Now, rain is leaving the forecast and the area can expect much cooler temperatures by early Thursday.

The moisture has not been enough to bring the year's rainfall total in line with normal rainfall, but this year is looking much better than last, a local weather observer said.

The weekend rains also have brightened the outlook for crops and plants during the winter months.

MARK BOGNER, forecaster for the Kansas University Weather Service, said this morning that this year's total rainfall stands at 28.58 inches, compared with average rainfall of 33.22 inches for the same period. That leaves Lawrence 4.64 inches shy of the norm.

Last year, a severe drought left the area with a 13-inch shortfall of moisture.

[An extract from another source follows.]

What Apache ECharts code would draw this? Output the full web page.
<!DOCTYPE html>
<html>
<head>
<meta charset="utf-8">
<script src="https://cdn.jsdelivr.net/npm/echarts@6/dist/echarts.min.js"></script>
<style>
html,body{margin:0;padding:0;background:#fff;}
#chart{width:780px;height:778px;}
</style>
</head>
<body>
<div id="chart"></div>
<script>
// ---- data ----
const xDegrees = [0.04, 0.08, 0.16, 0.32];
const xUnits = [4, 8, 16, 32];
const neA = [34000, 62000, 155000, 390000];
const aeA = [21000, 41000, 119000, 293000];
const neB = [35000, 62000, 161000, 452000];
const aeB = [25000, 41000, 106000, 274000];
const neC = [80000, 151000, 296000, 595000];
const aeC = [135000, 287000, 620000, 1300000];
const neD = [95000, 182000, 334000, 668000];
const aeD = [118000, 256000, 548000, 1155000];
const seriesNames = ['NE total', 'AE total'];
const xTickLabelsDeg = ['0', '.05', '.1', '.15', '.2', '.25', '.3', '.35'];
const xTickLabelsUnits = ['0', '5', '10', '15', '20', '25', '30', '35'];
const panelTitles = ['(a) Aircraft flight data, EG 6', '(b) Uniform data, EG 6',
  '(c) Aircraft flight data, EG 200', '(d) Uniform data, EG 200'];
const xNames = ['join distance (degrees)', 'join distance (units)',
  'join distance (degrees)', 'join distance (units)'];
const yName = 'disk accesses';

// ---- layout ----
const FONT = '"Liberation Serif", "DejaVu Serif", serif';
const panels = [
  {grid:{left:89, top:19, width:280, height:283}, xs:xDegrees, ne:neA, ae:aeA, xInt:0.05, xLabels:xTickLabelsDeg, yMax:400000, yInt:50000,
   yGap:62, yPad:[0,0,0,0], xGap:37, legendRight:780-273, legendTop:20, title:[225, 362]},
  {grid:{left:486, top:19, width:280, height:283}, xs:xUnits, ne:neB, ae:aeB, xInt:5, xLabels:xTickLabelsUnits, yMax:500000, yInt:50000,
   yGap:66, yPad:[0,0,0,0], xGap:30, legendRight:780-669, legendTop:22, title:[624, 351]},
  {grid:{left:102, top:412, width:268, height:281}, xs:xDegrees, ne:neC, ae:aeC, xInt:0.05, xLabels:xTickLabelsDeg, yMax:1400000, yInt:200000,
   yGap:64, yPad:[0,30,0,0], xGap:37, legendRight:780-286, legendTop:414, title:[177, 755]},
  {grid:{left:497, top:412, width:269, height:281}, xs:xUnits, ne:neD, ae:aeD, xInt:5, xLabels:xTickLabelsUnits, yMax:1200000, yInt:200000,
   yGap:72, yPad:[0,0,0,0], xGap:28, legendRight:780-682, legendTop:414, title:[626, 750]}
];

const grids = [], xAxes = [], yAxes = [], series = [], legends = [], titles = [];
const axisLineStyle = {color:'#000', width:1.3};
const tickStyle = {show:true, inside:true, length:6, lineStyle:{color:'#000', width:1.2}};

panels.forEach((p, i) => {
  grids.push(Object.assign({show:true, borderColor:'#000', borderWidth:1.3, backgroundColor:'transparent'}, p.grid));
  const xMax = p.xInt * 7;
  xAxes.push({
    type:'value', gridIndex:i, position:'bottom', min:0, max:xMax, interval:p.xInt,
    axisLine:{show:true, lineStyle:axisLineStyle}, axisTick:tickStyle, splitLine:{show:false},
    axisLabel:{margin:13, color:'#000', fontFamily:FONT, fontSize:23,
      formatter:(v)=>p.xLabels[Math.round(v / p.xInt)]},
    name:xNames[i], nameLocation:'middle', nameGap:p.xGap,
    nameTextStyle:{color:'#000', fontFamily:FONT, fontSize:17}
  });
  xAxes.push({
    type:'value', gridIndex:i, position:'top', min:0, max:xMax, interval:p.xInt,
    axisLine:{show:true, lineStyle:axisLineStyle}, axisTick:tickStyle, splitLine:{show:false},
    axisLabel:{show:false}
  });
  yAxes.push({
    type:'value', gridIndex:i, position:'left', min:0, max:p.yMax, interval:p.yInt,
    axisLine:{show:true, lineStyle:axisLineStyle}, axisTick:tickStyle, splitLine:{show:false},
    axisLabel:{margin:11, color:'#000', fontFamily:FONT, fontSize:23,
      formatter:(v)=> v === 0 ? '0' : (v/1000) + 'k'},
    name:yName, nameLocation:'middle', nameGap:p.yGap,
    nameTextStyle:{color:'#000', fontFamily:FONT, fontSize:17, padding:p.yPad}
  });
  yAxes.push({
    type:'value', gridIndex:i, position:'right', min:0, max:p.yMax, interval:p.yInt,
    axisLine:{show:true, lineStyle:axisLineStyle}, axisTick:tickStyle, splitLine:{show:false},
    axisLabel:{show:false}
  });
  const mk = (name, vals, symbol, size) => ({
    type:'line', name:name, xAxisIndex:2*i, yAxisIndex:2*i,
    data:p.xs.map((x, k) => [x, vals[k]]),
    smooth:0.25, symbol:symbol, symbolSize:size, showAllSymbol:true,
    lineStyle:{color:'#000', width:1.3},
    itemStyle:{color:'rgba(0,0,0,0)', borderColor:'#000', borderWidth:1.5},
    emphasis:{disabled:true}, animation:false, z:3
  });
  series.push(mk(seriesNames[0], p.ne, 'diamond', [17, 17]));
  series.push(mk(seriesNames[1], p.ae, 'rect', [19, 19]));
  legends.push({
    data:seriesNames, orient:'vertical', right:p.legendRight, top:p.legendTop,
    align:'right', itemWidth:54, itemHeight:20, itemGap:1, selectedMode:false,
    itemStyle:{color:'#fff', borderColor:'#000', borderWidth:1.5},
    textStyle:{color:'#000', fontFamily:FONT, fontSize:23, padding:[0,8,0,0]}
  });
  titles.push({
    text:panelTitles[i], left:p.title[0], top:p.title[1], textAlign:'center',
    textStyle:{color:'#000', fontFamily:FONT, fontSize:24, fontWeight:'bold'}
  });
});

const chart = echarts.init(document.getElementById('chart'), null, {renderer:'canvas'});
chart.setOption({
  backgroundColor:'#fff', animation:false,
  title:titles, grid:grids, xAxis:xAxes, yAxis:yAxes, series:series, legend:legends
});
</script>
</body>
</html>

Rainfall for the month of October has totaled 2.91 inches so far, just short of the normal rainfall amount of 3.05 inches. Bogner said that at the beginning of October, Lawrence was 4.5 inches short of moisture.

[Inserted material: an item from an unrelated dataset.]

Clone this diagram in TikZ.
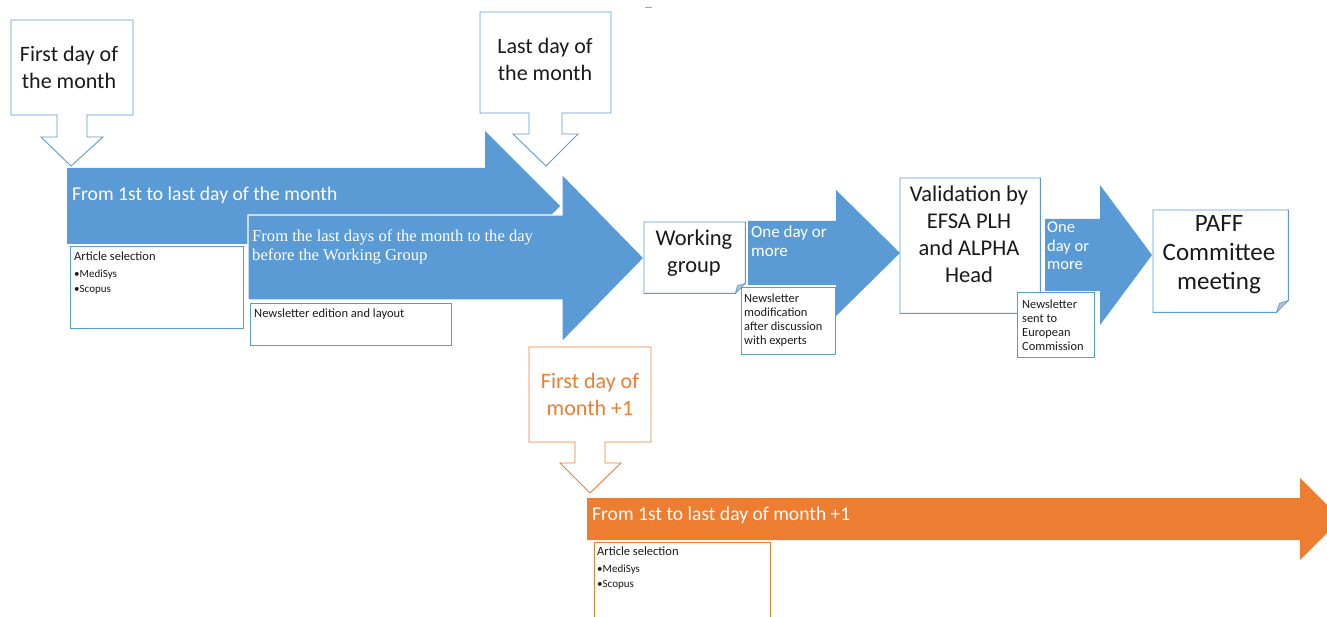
\documentclass[tikz,border=0pt]{standalone}
\usepackage{fontspec}
\setmainfont{Carlito}
\newfontfamily\serifface{Liberation Serif}
\definecolor{accblue}{HTML}{5B9BD5}
\definecolor{accorange}{HTML}{ED7D31}
\definecolor{foldgray}{HTML}{BFBFBF}
\definecolor{ink}{HTML}{1A1A1A}
\begin{document}
\begin{tikzpicture}[x=1pt,y=-1pt,
  outline/.style={draw=accblue,line width=0.9pt,fill=white},
  outlineor/.style={draw=accorange,line width=0.9pt,fill=white},
  bigarrow/.style={fill=accblue,draw=white,line width=1.2pt},
  area/.style={draw=none,inner sep=0pt,anchor=north west},
  calltext/.style={inner sep=0pt,align=center,text=ink,font=\fontsize{22}{27}\selectfont},
  bartext/.style={inner sep=0pt,anchor=west,text=white,font=\fontsize{19.6}{22}\selectfont},
  smalltext/.style={inner sep=0pt,anchor=north west,align=left,text=ink,font=\fontsize{12.5}{16.5}\selectfont},
  notetext/.style={inner sep=0pt,anchor=north west,align=left,text=ink,font=\fontsize{12.4}{13.8}\selectfont},
  steptext/.style={inner sep=0pt,align=center,text=ink,font=\fontsize{22.5}{27}\selectfont},
  fold/.style={fill=foldgray,draw=accblue,line width=0.6pt}
]
\useasboundingbox (0,0) rectangle (1327,617);
\fill[white] (0,0) rectangle (1327,617);

% small mark at the top
\draw[gray!70,line width=0.8pt] (645,7) -- (652,7);

% ---------- main blue arrows ----------
\fill[accblue] (67,168) -- (485,168) -- (485,131) -- (560,206) -- (485,281) -- (485,244) -- (67,244) -- cycle;
\node[bartext] (month) at (72,195) {From 1st to last day of the month};

\draw[bigarrow] (248,215) -- (562,215) -- (562,174) -- (644,258) -- (562,342) -- (562,300) -- (248,300) -- cycle;
\node[inner sep=0pt,anchor=north west,align=left,text=white,
      font=\serifface\fontsize{16.6}{19}\selectfont] (lastdays) at (252,230)
  {From the last days of the month to the day\\before the Working Group};

% ---------- callout: first day of the month ----------
\draw[outline] (11,20) -- (133,20) -- (133,115) -- (87,115) -- (87,137) -- (103,137)
  -- (71,166) -- (41,137) -- (57,137) -- (57,115) -- (11,115) -- cycle;
\node[calltext] (firstday) at (69,67) {First day of\\the month};

% ---------- callout: last day of the month ----------
\draw[outline] (480,12) -- (611,12) -- (611,113) -- (562,113) -- (562,134) -- (578,134)
  -- (546,166) -- (513,134) -- (529,134) -- (529,113) -- (480,113) -- cycle;
\node[calltext] (lastday) at (545,59) {Last day of\\the month};

% ---------- task boxes under the first arrows ----------
\node[area,outline,minimum width=173pt,minimum height=82pt] (selbox) at (70,246) {};
\node[smalltext] (seltext) at (74,252)
  {Article selection\\[0pt]{\fontsize{11}{16}\selectfont \textbullet MediSys}\\[-1pt]{\fontsize{11}{16}\selectfont \textbullet Scopus}};

\node[area,outline,minimum width=201pt,minimum height=42pt] (editbox) at (250,303) {};
\node[smalltext] (edittext) at (254,309) {Newsletter edition and layout};

% ---------- working group ----------
\node[area,minimum width=101pt,minimum height=71pt] (wg) at (644,222) {};
\draw[outline] (wg.north west) -- (wg.north east) -- ([yshift=10pt]wg.south east)
  -- ([xshift=-10pt]wg.south east) -- (wg.south west) -- cycle;
\draw[fold] ([yshift=10pt]wg.south east) -- ([xshift=-10pt]wg.south east)
  -- ([xshift=-8pt,yshift=8pt]wg.south east) -- cycle;
\node[steptext] (wgtext) at (694,253) {Working\\group};

% ---------- arrow: one day or more ----------
\fill[accblue] (748,221) -- (836,221) -- (836,190) -- (900,253) -- (836,316) -- (836,285) -- (748,285) -- cycle;
\node[inner sep=0pt,anchor=north west,align=left,text=white,
      font=\fontsize{17}{19}\selectfont] (oneday) at (751,225) {One day or\\more};

\node[area,outline,minimum width=94pt,minimum height=67pt] (modbox) at (741,287) {};
\node[notetext] (modtext) at (744,294)
  {Newsletter\\modification\\after discussion\\with experts};

% ---------- validation ----------
\node[area,minimum width=140pt,minimum height=135pt] (valid) at (900,178) {};
\draw[outline] (valid.north west) -- (valid.north east) -- ([yshift=10pt]valid.south east)
  -- ([xshift=-10pt]valid.south east) -- (valid.south west) -- cycle;
\draw[fold] ([yshift=10pt]valid.south east) -- ([xshift=-10pt]valid.south east)
  -- ([xshift=-8pt,yshift=8pt]valid.south east) -- cycle;
\node[steptext] (validtext) at (969,234) {Validation by\\EFSA PLH\\and ALPHA\\Head};

% ---------- arrow: one day or more (second) ----------
\fill[accblue] (1045,219) -- (1100,219) -- (1100,185) -- (1152,255) -- (1100,325) -- (1100,291) -- (1045,291) -- cycle;
\node[inner sep=0pt,anchor=north west,align=left,text=white,
      font=\fontsize{16.5}{18.5}\selectfont] (oneday2) at (1047,222) {One\\day or\\more};

\node[area,outline,minimum width=77pt,minimum height=65pt] (sentbox) at (1017,292) {};
\node[notetext] (senttext) at (1022,300)
  {Newsletter\\sent to\\European\\Commission};

% ---------- PAFF committee ----------
\node[area,minimum width=135pt,minimum height=102pt] (paff) at (1153,210) {};
\draw[outline] (paff.north west) -- (paff.north east) -- ([yshift=12pt]paff.south east)
  -- ([xshift=-12pt]paff.south east) -- (paff.south west) -- cycle;
\draw[fold] ([yshift=12pt]paff.south east) -- ([xshift=-12pt]paff.south east)
  -- ([xshift=-9pt,yshift=9pt]paff.south east) -- cycle;
\node[steptext,font=\fontsize{25}{29}\selectfont] (pafftext) at (1219,255) {PAFF\\Committee\\meeting};

% ---------- next month ----------
\fill[accorange] (587,498) -- (1300,498) -- (1300,478) -- (1341,519) -- (1300,560) -- (1300,540) -- (587,540) -- cycle;
\node[bartext] (nextmonth) at (592,515) {From 1st to last day of month +1};

\draw[outlineor] (529,347) -- (651,347) -- (651,442) -- (605,442) -- (605,463) -- (621,463)
  -- (590,493) -- (560,463) -- (575,463) -- (575,442) -- (529,442) -- cycle;
\node[calltext,text=accorange] (nextfirst) at (590,394) {First day of\\month +1};

\node[area,outlineor,minimum width=176pt,minimum height=90pt] (nextsel) at (594,542) {};
\node[smalltext] (nextseltext) at (597,547)
  {Article selection\\[0pt]{\fontsize{11}{16}\selectfont \textbullet MediSys}\\[-1pt]{\fontsize{11}{16}\selectfont \textbullet Scopus}};
\end{tikzpicture}
\end{document}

Rain is expected to leave the forecast this week, as are the recent days of Indian Summer, Bogner said. A high pressure system from Alaska and Canada is heading this way and is expected to hit the Lawrence area late Wednesday or early Thursday, bringing with it high temperatures in the 40s and lows in the 30s, he said.

Jack Lindquist, Douglas County agriculture extension agent, said this morning that the rains came made-to-order for area crops, lawns and gardens.

"It was just what we needed," Lindquist said. "A world of benefits come out of fall rains."

AMONG THOSE benefits is replenished subsoil moisture, from which crops and plants draw water during winter months, he said. Much of the rain soaked into the ground because of the way it fell at a slow pace and over a long period of time, he said.

Lindquist predicted that the added subsoil moisture would be sufficient to take winter wheat and other plants into the winter months, when snow provides additional water.

The recent rain should produce a collective sigh of relief from area farmers and gardeners, he said.

"It's a much different picture now than it was a week ago," Lindquist said. "It should bring a lot of comfort to a lot of people who were concerned about the moisture levels."

Area weather observers reporting rainfall since Sunday morning were: Worden, .75 of an inch; Lecompton, 1.37 inches; Perry Lake, .75 of an inch; and Clinton Lake, .56 of an inch.